What you should do. Omit pictures and quote the listing below line by line, from its start through the line that holds "baseline_y = [710]".

Data provided.
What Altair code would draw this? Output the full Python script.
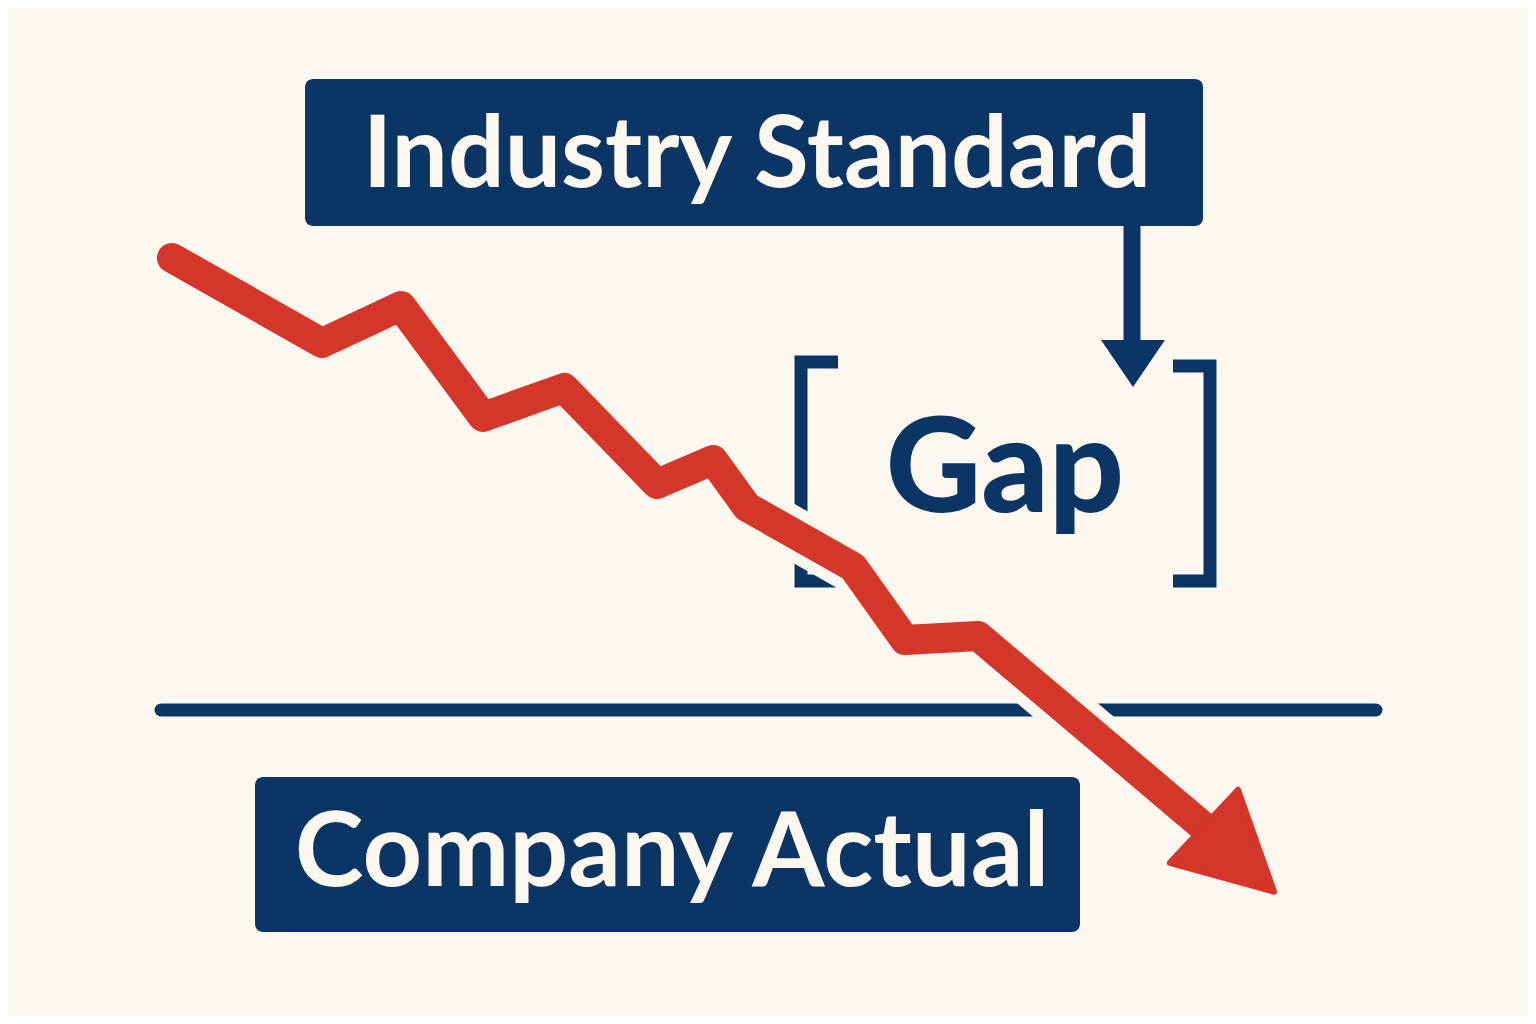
import altair as alt
import pandas as pd

# ---- data (pixel-space coordinates of the illustration) ----
red_x = [172, 322, 401, 483, 564, 657, 713, 747, 853, 905, 978, 1205]
red_y = [258, 343, 306, 417, 388, 484, 460, 507, 567, 640, 636, 828]

box_labels = ["Industry Standard", "Company Actual"]
box_x1 = [305, 255]
box_x2 = [1203, 1080]
box_y1 = [79, 777]
box_y2 = [226, 932]
label_x = [757, 672]
label_y = [187, 886]
label_size = [100, 104]

gap_label = ["Gap"]
gap_x = [1005]
gap_y = [512]

baseline_x1 = [161]
baseline_x2 = [1376]
baseline_y = [710]

bracket_id = ["L", "L", "L", "L", "R", "R", "R", "R"]
bracket_ord = [0, 1, 2, 3, 0, 1, 2, 3]
bracket_x = [838, 801, 801, 838, 1173, 1210, 1210, 1173]
bracket_y = [362, 362, 581, 581, 366, 366, 581, 581]

shaft_x = [1132]
shaft_y1 = [223]
shaft_y2 = [345]
navy_head_x = [1133]
navy_head_y = [363]

red_head_x = [1239]
red_head_y = [859]
red_head_angle = [43]

NAVY = "#0b3565"
RED = "#d5362a"
CREAM = "#fcf7ef"
FONT = "Lato"

xs = alt.Scale(domain=[8, 1528], nice=False, zero=False)
ys = alt.Scale(domain=[8, 1016], nice=False, zero=False, reverse=True)

def X(f):
    return alt.X(f, scale=xs, axis=None)

def Y(f):
    return alt.Y(f, scale=ys, axis=None)

boxes = pd.DataFrame({"label": box_labels, "x": box_x1, "x2": box_x2,
                      "y": box_y1, "y2": box_y2, "lx": label_x, "ly": label_y,
                      "fs": label_size})
red = pd.DataFrame({"x": red_x, "y": red_y, "o": list(range(len(red_x)))})
brackets = pd.DataFrame({"b": bracket_id, "o": bracket_ord, "x": bracket_x, "y": bracket_y})

rects = alt.Chart(boxes).mark_rect(color=NAVY, cornerRadius=8).encode(
    x=X("x:Q"), x2="x2:Q", y=Y("y:Q"), y2="y2:Q")

texts = alt.Chart(boxes).mark_text(
    color=CREAM, font=FONT, fontWeight="bold", align="center", baseline="alphabetic"
).encode(x=X("lx:Q"), y=Y("ly:Q"), text="label:N", size=alt.Size("fs:Q", scale=None, legend=None))

hline = alt.Chart(pd.DataFrame({"x": baseline_x1, "x2": baseline_x2, "y": baseline_y})).mark_rule(
    color=NAVY, strokeWidth=13, strokeCap="round").encode(x=X("x:Q"), x2="x2:Q", y=Y("y:Q"))

brk = alt.Chart(brackets).mark_line(
    color=NAVY, strokeWidth=13, strokeCap="butt", strokeJoin="miter").encode(
    x=X("x:Q"), y=Y("y:Q"), detail="b:N", order="o:Q")

shaft = alt.Chart(pd.DataFrame({"x": shaft_x, "y": shaft_y1, "y2": shaft_y2})).mark_rule(
    color=NAVY, strokeWidth=17, strokeCap="butt").encode(x=X("x:Q"), y=Y("y:Q"), y2="y2:Q")

navy_head = alt.Chart(pd.DataFrame({"x": navy_head_x, "y": navy_head_y})).mark_point(
    shape="M -32 -23 L 32 -23 L 0 24 Z", filled=True, size=4, color=NAVY, opacity=1).encode(
    x=X("x:Q"), y=Y("y:Q"))

gap = alt.Chart(pd.DataFrame({"t": gap_label, "x": gap_x, "y": gap_y})).mark_text(
    color=NAVY, font=FONT, fontWeight=900, fontSize=132, align="center", baseline="alphabetic"
).encode(x=X("x:Q"), y=Y("y:Q"), text="t:N")

halo = alt.Chart(red).mark_line(color=CREAM, strokeWidth=52, strokeCap="round", strokeJoin="round").encode(
    x=X("x:Q"), y=Y("y:Q"), order="o:Q")

red_line = alt.Chart(red).mark_line(color=RED, strokeWidth=30, strokeCap="round", strokeJoin="round").encode(
    x=X("x:Q"), y=Y("y:Q"), order="o:Q")

red_head = alt.Chart(pd.DataFrame({"x": red_head_x, "y": red_head_y, "a": red_head_angle})).mark_point(
    shape="M -48 -50 L 48 0 L -48 50 Z", filled=True, size=4, color=RED, opacity=1,
    stroke=RED, strokeWidth=6, strokeJoin="round").encode(
    x=X("x:Q"), y=Y("y:Q"), angle=alt.Angle("a:Q", scale=None))

chart = alt.layer(rects, texts, hline, brk, shaft, navy_head, gap, halo, red_line, red_head).properties(
    width=1520, height=1008, background=CREAM, padding=0,
    autosize=alt.AutoSizeParams(type="none")
).configure_view(stroke=None)

chart.save("out.html", embed_options={"renderer": "svg", "actions": False})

Finished answer.
What Altair code would draw this? Output the full Python script.
import altair as alt
import pandas as pd

# ---- data (pixel-space coordinates of the illustration) ----
red_x = [172, 322, 401, 483, 564, 657, 713, 747, 853, 905, 978, 1205]
red_y = [258, 343, 306, 417, 388, 484, 460, 507, 567, 640, 636, 828]

box_labels = ["Industry Standard", "Company Actual"]
box_x1 = [305, 255]
box_x2 = [1203, 1080]
box_y1 = [79, 777]
box_y2 = [226, 932]
label_x = [757, 672]
label_y = [187, 886]
label_size = [100, 104]

gap_label = ["Gap"]
gap_x = [1005]
gap_y = [512]

baseline_x1 = [161]
baseline_x2 = [1376]
baseline_y = [710]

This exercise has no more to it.